-- REQUEST --
From the top of the entries, reproduce each line exactly, stopping after the line that contains "const yTicks = [0, 2, 4, 6, 8, 10, 12, 14];". Omit pictures.

-- PROVIDED RECORDS --

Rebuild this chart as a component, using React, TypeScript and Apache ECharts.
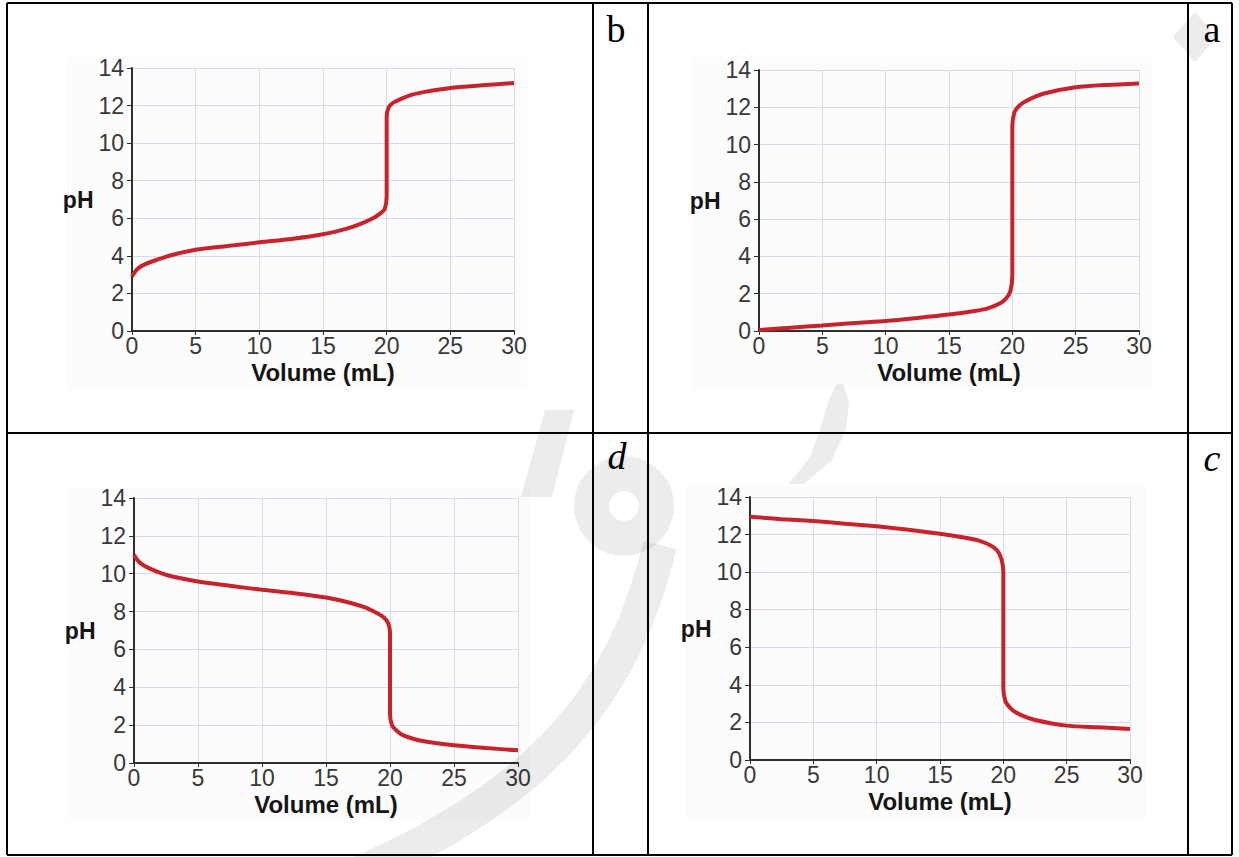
import React, { useEffect, useRef } from "react";
import * as echarts from "echarts";

// ---- data ----
const xTicks = [0, 5, 10, 15, 20, 25, 30];
const yTicks = [0, 2, 4, 6, 8, 10, 12, 14];

// b: weak acid titrated with strong base
const volB = [0, 0.2, 0.5, 1, 2, 3, 5, 7.5, 10, 12.5, 15, 17, 18, 19, 19.5, 19.85, 20, 20, 20.15, 20.5, 21, 22, 23, 25, 27.5, 30];
const phB = [2.9, 3.12, 3.35, 3.55, 3.8, 4.02, 4.32, 4.52, 4.72, 4.9, 5.15, 5.48, 5.72, 6.03, 6.26, 6.5, 7.2, 11.4, 11.9, 12.15, 12.32, 12.58, 12.73, 12.94, 13.08, 13.2];

// a: strong acid titrated with strong base
const volA = [0, 2.5, 5, 7.5, 10, 12.5, 15, 17, 18, 19, 19.5, 19.85, 20, 20, 20.15, 20.4, 20.8, 21.5, 22.5, 25, 27.5, 30];
const phA = [0.05, 0.18, 0.3, 0.43, 0.54, 0.7, 0.88, 1.07, 1.2, 1.47, 1.74, 2.15, 3.0, 11.0, 11.7, 11.98, 12.22, 12.48, 12.74, 13.07, 13.2, 13.28];

// d: weak base titrated with strong acid
const volD = [0, 0.2, 0.5, 1, 2, 3, 5, 7.5, 10, 12.5, 15, 17, 18, 19, 19.5, 19.85, 20, 20, 20.15, 20.5, 21, 22, 23, 25, 27.5, 30];
const phD = [11.0, 10.78, 10.56, 10.35, 10.06, 9.85, 9.59, 9.36, 9.15, 8.97, 8.74, 8.44, 8.23, 7.91, 7.7, 7.4, 6.9, 2.6, 2.0, 1.72, 1.47, 1.24, 1.11, 0.94, 0.79, 0.67];

// c: strong base titrated with strong acid
const volC = [0, 2.5, 5, 7.5, 10, 12.5, 15, 17, 18, 19, 19.5, 19.85, 20, 20, 20.15, 20.4, 20.8, 21.5, 22.5, 25, 27.5, 30];
const phC = [12.95, 12.82, 12.72, 12.58, 12.44, 12.26, 12.04, 11.83, 11.69, 11.42, 11.16, 10.7, 10.0, 3.8, 3.15, 2.88, 2.62, 2.36, 2.13, 1.83, 1.74, 1.65];

const panelLetters = ["b", "a", "d", "c"];
const xName = "Volume (mL)";
const yName = "pH";

// layout of the four panels (pixels)
const grids = [
  { left: 132, top: 68, width: 382, height: 263 },
  { left: 759, top: 70, width: 380, height: 261 },
  { left: 134, top: 498, width: 384, height: 265 },
  { left: 750, top: 497, width: 380, height: 263 },
];

const TICKFONT = "'Liberation Sans', Arial, sans-serif";
const BOLD = "'Liberation Sans', Arial, sans-serif";
const WM = "rgba(0,0,0,0.075)";

export default function App() {
  const ref = useRef<HTMLDivElement>(null);
  useEffect(() => {
    if (!ref.current) return;
    const chart = echarts.init(ref.current, undefined, { renderer: "svg" });
    const series = [
      [volB, phB],
      [volA, phA],
      [volD, phD],
      [volC, phC],
    ];
    const tickLabel = {
      fontSize: 23,
      color: "#383838",
      fontFamily: TICKFONT,
    };
    const xAxis = grids.map((_, i) => ({
      type: "value",
      gridIndex: i,
      min: 0,
      max: 30,
      interval: 5,
      axisLine: { show: true, onZero: false, lineStyle: { color: "#2e2e2e", width: 2 } },
      axisTick: { show: true, length: 4, lineStyle: { color: "#2e2e2e", width: 1 } },
      splitLine: { show: true, lineStyle: { color: "#d3ddec", width: 1 } },
      axisLabel: {
        ...tickLabel,
        margin: 3,
        formatter: (v: number) => (xTicks.includes(v) ? String(v) : ""),
      },
      name: xName,
      nameLocation: "middle",
      nameGap: 29,
      nameTextStyle: { fontWeight: "bold", fontSize: 24, color: "#151515", fontFamily: BOLD },
    }));
    const yAxis = grids.map((_, i) => ({
      type: "value",
      gridIndex: i,
      min: 0,
      max: 14,
      interval: 2,
      axisLine: { show: true, onZero: false, lineStyle: { color: "#2e2e2e", width: 2 } },
      axisTick: { show: true, length: 5, lineStyle: { color: "#2e2e2e", width: 1 } },
      splitLine: { show: true, lineStyle: { color: "#d3ddec", width: 1 } },
      axisLabel: {
        ...tickLabel,
        margin: 8,
        formatter: (v: number) => (yTicks.includes(v) ? String(v) : ""),
      },
      name: yName,
      nameLocation: "middle",
      nameRotate: 0,
      nameGap: 35,
      nameTextStyle: { fontWeight: "bold", fontSize: 23, color: "#151515", fontFamily: BOLD },
    }));

    const line = (x1: number, y1: number, x2: number, y2: number) => ({
      type: "line",
      shape: { x1, y1, x2, y2 },
      style: { stroke: "#000", lineWidth: 2 },
      z: 100,
    });

    const letterPos = [
      { x: 616, y: 29, italic: false },
      { x: 1212, y: 29, italic: false },
      { x: 617, y: 456, italic: true },
      { x: 1212, y: 458, italic: true },
    ];

    const bgRects = [
      [66, 57, 461, 333],
      [693, 57, 460, 333],
      [68, 487, 462, 333],
      [686, 485, 460, 333],
    ];

    // faint watermark shapes
    const watermark = [
      { type: "polygon", shape: { points: [[1173, 37], [1195, 12], [1217, 37], [1195, 62]] }, style: { fill: WM } },
      {
        type: "polygon",
        shape: { points: [[843, 383], [849, 402], [846, 430], [832, 460], [804, 484], [789, 484], [810, 457], [820, 430], [828, 402], [836, 385]] },
        style: { fill: WM },
      },
      {
        type: "polygon",
        shape: { points: [[545, 410], [574, 410], [552, 497], [521, 497]] },
        style: { fill: WM },
      },
      { type: "ring", shape: { cx: 624, cy: 506, r: 50, r0: 15 }, style: { fill: WM } },
      {
        type: "bezierCurve",
        shape: { x1: 660, y1: 545, cpx1: 625, cpy1: 690, cpx2: 545, cpy2: 800, x2: 330, y2: 885 },
        style: { stroke: WM, lineWidth: 34, fill: "none" },
      },
    ].map((e) => ({ ...e, z: 1, silent: true }));

    chart.setOption({
      animation: false,
      backgroundColor: "#ffffff",
      grid: grids.map((g) => ({ ...g, containLabel: false })),
      xAxis,
      yAxis,
      series: series.map(([xs, ys], i) => ({
        type: "line",
        xAxisIndex: i,
        yAxisIndex: i,
        data: xs.map((x, k) => [x, ys[k]]),
        showSymbol: false,
        symbol: "none",
        smooth: 0.25,
        lineStyle: { color: "#c8232c", width: 4 },
        z: 5,
      })),
      graphic: [
        ...bgRects.map(([x, y, w, h]) => ({
          type: "rect",
          shape: { x, y, width: w, height: h },
          style: { fill: "#fcfcfc" },
          z: -10,
          silent: true,
        })),
        ...watermark,
        line(7, 3, 1232, 3),
        line(7, 855, 1232, 855),
        line(7, 433, 1232, 433),
        line(7, 3, 7, 855),
        line(1232, 3, 1232, 855),
        line(593, 3, 593, 855),
        line(648, 3, 648, 855),
        line(1188, 3, 1188, 855),
        ...panelLetters.map((t, i) => ({
          type: "text",
          x: letterPos[i].x,
          y: letterPos[i].y,
          style: {
            text: t,
            font: `${letterPos[i].italic ? "italic " : ""}38px 'Liberation Serif', 'DejaVu Serif', serif`,
            fill: "#000",
            textAlign: "center",
            textVerticalAlign: "middle",
          },
          z: 100,
        })),
      ],
    });
    return () => chart.dispose();
  }, []);
  return (
    <div
      ref={ref}
      style={{ position: "absolute", left: 0, top: 0, width: 1239, height: 857, background: "#fff" }}
    />
  );
}
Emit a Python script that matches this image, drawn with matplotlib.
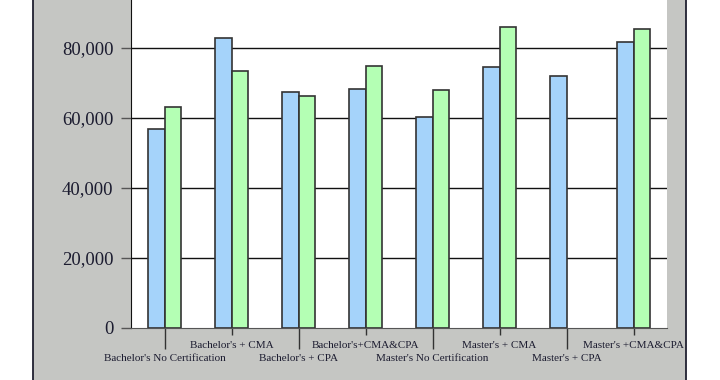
import matplotlib
matplotlib.use("Agg")
import matplotlib.pyplot as plt
from matplotlib.patches import Rectangle
import numpy as np

categories = ["Bachelor's No Certification", "Bachelor's + CMA", "Bachelor's + CPA",
              "Bachelor's+CMA&CPA", "Master's No Certification", "Master's + CMA",
              "Master's + CPA", "Master's +CMA&CPA"]
series_blue = [56800, 83000, 67500, 68400, 60200, 74700, 72100, 81700]
series_green = [63200, 73500, 66400, 74900, 68100, 85900, np.nan, 85300]
y_ticks = [0, 20000, 40000, 60000, 80000]
y_tick_labels = ["0", "20,000", "40,000", "60,000", "80,000"]

W, H = 720, 380
fig = plt.figure(figsize=(W / 100, H / 100), dpi=100)
fig.patch.set_facecolor("white")

# grey chart area
fig.patches.append(Rectangle((33 / W, 0), (686 - 33) / W, 1.0, transform=fig.transFigure,
                             facecolor="#C5C6C3", edgecolor="none", zorder=-2))
for xe in (33, 686):
    fig.add_artist(plt.Line2D([xe / W, xe / W], [0, 1], transform=fig.transFigure,
                              color="#202030", lw=1.3, zorder=-1))

ax = fig.add_axes([131 / W, (H - 328) / H, (667 - 131) / W, 350 / H])
ax.set_zorder(2)
ax.set_facecolor("white")
x = np.arange(len(categories))
bw = 0.25
ax.bar(x - bw / 2, series_blue, width=bw, color="#A5D3FA", edgecolor="#333333", lw=1.2, zorder=3)
ax.bar(x + bw / 2, series_green, width=bw, color="#B4FFB4", edgecolor="#333333", lw=1.2, zorder=3)

ax.set_xlim(-0.5, len(categories) - 0.5)
ax.set_ylim(0, 100000)
for yv in y_ticks[1:]:
    ax.axhline(yv, color="#111111", lw=1, zorder=1)

for s in ("top", "right"):
    ax.spines[s].set_visible(False)
ax.spines["left"].set_color("#111111")
ax.spines["bottom"].set_color("#555555")
ax.spines["left"].set_zorder(4)
ax.spines["bottom"].set_zorder(4)

ax.set_yticks(y_ticks)
ax.set_yticklabels(y_tick_labels, fontfamily="Liberation Serif", fontsize=13.5, color="#1c1c30")
ax.tick_params(axis="y", length=7.2, width=1, color="#555555", pad=5.5)

major = x[0::2]
minor = x[1::2]
ax.set_xticks(major)
ax.set_xticklabels([categories[i] for i in major], fontfamily="Liberation Serif",
                   fontsize=8, color="#1c1c30")
ax.set_xticks(minor, minor=True)
ax.set_xticklabels([categories[i] for i in minor], minor=True, fontfamily="Liberation Serif",
                   fontsize=8, color="#1c1c30")
ax.tick_params(axis="x", which="major", length=15, width=1, color="#333333", pad=3.5)
ax.tick_params(axis="x", which="minor", length=5, width=1, color="#333333", pad=4.5)

fig.savefig("out.png", dpi=100, facecolor="white")
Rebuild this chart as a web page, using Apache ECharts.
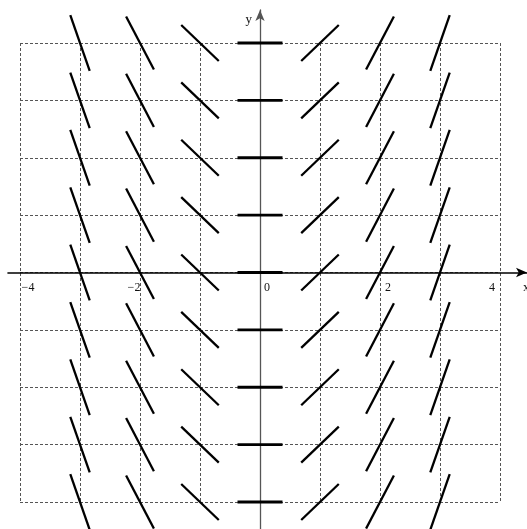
<!DOCTYPE html>
<html>
<head>
<meta charset="utf-8">
<script src="https://cdn.jsdelivr.net/npm/echarts@6/dist/echarts.min.js"></script>
<style>html,body{margin:0;padding:0;background:#fff}#c{width:527px;height:529px}</style>
</head>
<body>
<div id="c"></div>
<script>
// ---- data ----
const columnsX = [-3, -2, -1, 0, 1, 2, 3];      // x positions of the slope marks
const rowsY = [-4, -3, -2, -1, 0, 1, 2, 3, 4];  // y positions of the slope marks
const columnSlopes = [-3, -2, -1, 0, 1, 2, 3];  // slope of the marks in each column
const xTickLabels = [-4, -2, 0, 2, 4];

// ---- styles / layout ----
const segLengthPx = {0: 45, 1: 52, 2: 60, 3: 59};
const labelShift = {'-4': 8, '-2': -6, '0': 7, '2': 8, '4': -8};
const H = 529, zeroY = 272.5;

const marks = [];
columnsX.forEach(function (x, i) {
  rowsY.forEach(function (y) { marks.push([x, y, columnSlopes[i]]); });
});

const chart = echarts.init(document.getElementById('c'), null, {renderer: 'canvas'});
const gridLine = {show: true, lineStyle: {color: '#555', width: 1, type: [3, 2]}};

const rich = {};
Object.keys(labelShift).forEach(function (k, idx) {
  const s = labelShift[k];
  rich['k' + idx] = s >= 0 ? {padding: [0, 0, 0, 2 * s]} : {padding: [0, -2 * s, 0, 0]};
});

chart.setOption({
  animation: false,
  backgroundColor: '#fff',
  grid: [
    {left: 20, right: 27, top: 43, bottom: 27, containLabel: false, outerBoundsMode: 'none'},
    {left: 8, right: 0, top: 10, bottom: 0, containLabel: false, outerBoundsMode: 'none'}
  ],
  xAxis: [
    {type: 'value', gridIndex: 0, min: -4, max: 4, interval: 1,
     axisLine: {show: false}, axisTick: {show: false}, axisLabel: {show: false},
     splitLine: gridLine},
    {type: 'value', gridIndex: 1, min: -4.2, max: 4.45, position: 'bottom',
     offset: -(H - zeroY),
     axisLine: {show: true, onZero: false, symbol: ['none', 'arrow'], symbolSize: [7, 11],
                lineStyle: {color: '#000', width: 1.6}},
     axisTick: {show: false}, splitLine: {show: false},
     axisLabel: {show: true, customValues: xTickLabels, margin: 9, color: '#111',
                 fontFamily: 'Liberation Serif', fontSize: 12, hideOverlap: false,
                 formatter: function (v) {
                   const key = String(v);
                   const idx = Object.keys(labelShift).indexOf(key);
                   const txt = (v < 0 ? '\u2212' + Math.abs(v) : String(v));
                   return idx >= 0 ? '{k' + idx + '|' + txt + '}' : txt;
                 },
                 rich: rich},
     name: 'x', nameLocation: 'end', nameGap: -4,
     nameTextStyle: {fontFamily: 'Liberation Serif', fontSize: 13, color: '#111',
                     align: 'left', verticalAlign: 'top', padding: [9, 0, 0, 0]}}
  ],
  yAxis: [
    {type: 'value', gridIndex: 0, min: -4, max: 4, interval: 1,
     axisLine: {show: false}, axisTick: {show: false}, axisLabel: {show: false},
     splitLine: gridLine},
    {type: 'value', gridIndex: 1, min: -4.47, max: 4.575,
     axisLine: {show: true, onZero: true, symbol: ['none', 'arrow'], symbolSize: [7, 11],
                lineStyle: {color: '#555', width: 1.3}},
     axisTick: {show: false}, axisLabel: {show: false}, splitLine: {show: false},
     name: 'y', nameLocation: 'end', nameGap: -10,
     nameTextStyle: {fontFamily: 'Liberation Serif', fontSize: 13, color: '#111',
                     align: 'right', verticalAlign: 'middle', padding: [0, 8, 0, 0]}}
  ],
  series: [{
    type: 'custom',
    xAxisIndex: 0, yAxisIndex: 0,
    clip: false,
    data: marks,
    renderItem: function (params, api) {
      const x = api.value(0), y = api.value(1), m = api.value(2);
      const c = api.coord([x, y]);
      const sx = api.size([1, 0])[0], sy = api.size([0, 1])[1];
      let dx = sx, dy = -m * sy;
      const n = Math.sqrt(dx * dx + dy * dy);
      const half = segLengthPx[Math.abs(m)] / 2;
      dx = dx / n * half; dy = dy / n * half;
      return {
        type: 'line',
        shape: {x1: c[0] - dx, y1: c[1] - dy, x2: c[0] + dx, y2: c[1] + dy},
        style: {stroke: '#000', lineWidth: m === 0 ? 2.8 : 2.3, lineCap: 'butt'}
      };
    }
  }]
});
</script>
</body>
</html>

-- FINISHED ANSWER --
Rebuild this chart as a component, using React, TypeScript and Apache ECharts.
import React, { useEffect, useRef } from "react";
import * as echarts from "echarts";

// ---- data ----
const xTicks = [0, 5, 10, 15, 20, 25, 30];
const yTicks = [0, 2, 4, 6, 8, 10, 12, 14];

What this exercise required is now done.